Question

$PQR$ is a triangle right angled at $P$ and $M$ is a point on $QR$ such that $PM\perp QR$. Show that $\begin{array}{rcl}P{M}^2& =& QM\times MR\end{array}$.

Answer 1

Step 1. Determine the value of $\begin{array}{rcl}& & P{M}^2.\end{array}$

It is given that $PQR$ is a triangle right angled at $P$ and $M$ is a point on $QR$ such that $PM\perp QR$.

Since $PM\perp QR$, $∆PMQ$ and $∆PMR$ are right triangles.

Apply the Pythagoras theorem in $∆PMQ$.

$\begin{array}{rcl}P{Q}^2& =& P{M}^2+Q{M}^2\\ & \Rightarrow & P{M}^2=P{Q}^2-Q{M}^2\cdots \left(1\right)\end{array}$

Apply the Pythagoras theorem in $∆PMR$.

$\begin{array}{rcl}P{R}^2& =& P{M}^2+M{R}^2\\ & \Rightarrow & P{M}^2=P{R}^2-M{R}^2\cdots \left(2\right)\end{array}$

Hence, the values are $\begin{array}{rcl}P{M}^2& =& P{Q}^2-Q{M}^2\end{array}$ and $\begin{array}{rcl}P{M}^2& =& P{R}^2-M{R}^2\end{array}$.

Step 2. Prove that $\begin{array}{rcl}P{M}^2& =& QM\times MR\end{array}$.

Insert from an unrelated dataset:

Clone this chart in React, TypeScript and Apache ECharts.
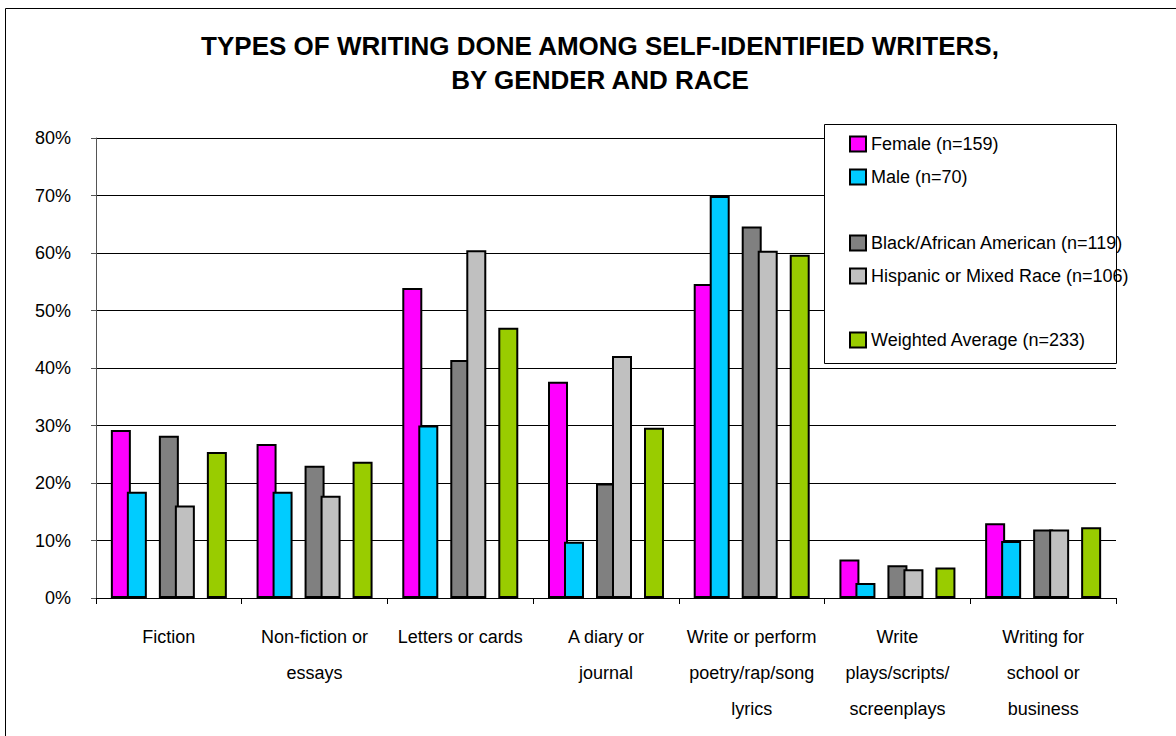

Apply Pythagoras theorem in $∆PQR$.

$\begin{array}{rcl}Q{R}^2& =& P{Q}^2+P{R}^2\cdots \left(3\right)\end{array}$

Add equations $\left(1\right)$ and $\left(2\right)$.

$\begin{array}{rcl}2P{M}^2& =& \left(P{Q}^2+P{R}^2\right)-Q{M}^2-M{R}^2\\ & \Rightarrow & 2P{M}^2=Q{R}^2-Q{M}^2-M{R}^2\cdots \left(4\right)\left[\mathrm{From}\left(3\right)\right]\end{array}$

Since $\begin{array}{rcl}QR& =& QM+MR\end{array}$, substitute the value of $\begin{array}{rcl}& & QR\end{array}$ into $\left(4\right)$.

$\begin{array}{rcl}2P{M}^2& =& {\left(QM+MR\right)}^2-Q{M}^2-M{R}^2\\ & \Rightarrow & 2P{M}^2=Q{M}^2+M{R}^2+2QM\times MR-Q{M}^2-M{R}^2\\ & \Rightarrow & 2P{M}^2=2QM\times MR\\ & \Rightarrow & P{M}^2=QM\times MR\end{array}$

Hence, proved that $\begin{array}{rcl}P{M}^2& =& QM\times MR\end{array}$.